As "Professor Wikipedia" puts it:
Gorgonzola is a veined Italian blue cheese, made from unskimmed cow's milk. It can be buttery or firm, crumbly and quite salty, with a 'bite' from its blue veining. It has been made since the early Middle Ages, but only became marbled with greenish-blue mold in the eleventh century. It is frequently used in Italian cooking. The name comes from Gorgonzola, a small town near Milan, Italy, where the cheese was reportedly first made in 879; however, this claim of geographical origin is disputed by other towns
...or as I put it, the best of the blue cheeses.

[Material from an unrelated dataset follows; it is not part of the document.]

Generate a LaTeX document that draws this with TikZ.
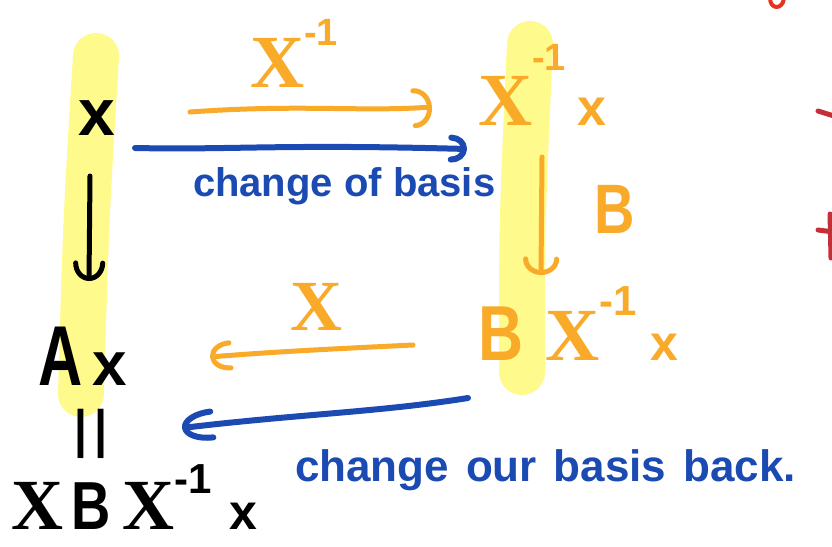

The easiest recipe with a Gorgonzola cream sauce is to make pasta, chicken, broccoli and toss it all together with the sauce.

And now onto the sauce itself

Gorgonzola Cream Sauce

Ingredients:
  • 1 tbsp butter
  • 1 tbsp flour
  • 3/4 cup heavy cream
  • 1 wedge of Gorgonzola cheese crumbled, about 6 oz.
  • White pepper
Directions:
  1. In a saucepan melt butter and stir in flour (roux)

  2. Cook the roux over low heat, stirring for 3 minutes - do not brown

  3. Add hot cream

  4. Keep stirring while sauce starts to thicken

  5. Blend in crumbled cheese until it has melted

  6. Add pepper to taste
Go be creative with the tastiest and rather simple cream sauce.